IBM has claimed a major breakthrough in flash storage, with a research project that's delivering data transfer speeds of more than 1 million input/output operations per second, two and a half times faster than the industry's fastest disk storage.
IBM's Project Quicksilver, announced Thursday, combines solid-state flash memory with IBM's storage virtualization technology. "Quicksilver improved performance by 250% at less than 1/20th the response time, took up 1/5th the floor space and required only 55% of the power and cooling," IBM says.
IBM said Quicksilver is two and a half times faster than its own SAN Volume Controller coupled with IBM's DS4700 storage. It would also be two and a half times faster than technology from Texas Memory Systems, which says it has the world's fastest storage with an IOPS rate of 400,000.

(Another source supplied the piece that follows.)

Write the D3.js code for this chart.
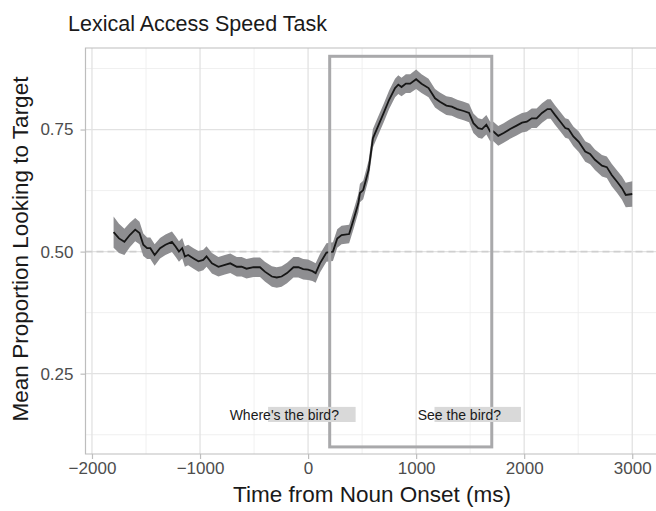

Flash storage is starting to catch on with enterprise customers as such vendors as EMC promise faster speeds and more efficient use of storage with solid-state disks. Speeds are typically orders-of-magnitude lower than what IBM is claiming to have achieved. Sun, for example, says it plans to sell 32GB flash drives that deliver about 5,000 or more write-IOPS and at least 30,000 read-IOPS.
IBM said it has been selling solid-state drives in some BladeCenter servers since June 2007, but didn't say when Project Quicksilver might result in a marketable product.
Quicksilver is a collaboration between engineers and researchers at the IBM Hursley development laboratory in England and IBM's Almaden Research Center in California.
"Performance improvements of this magnitude can have profound implications for business, allowing two to three times the work to [be completed] in a given time frame for . . . time-sensitive applications like reservations systems, and financial program trading systems, and creating opportunity for entirely new insights in information-warehouses and analytics solutions," IBM states in a press release.
Despite its potential to improve data transfer speeds, IBM said Project Quicksilver's flash technology is not about to replace today's hard disk drives. Instead, it will be part of a "complete, end-to-end systems approach" to storage.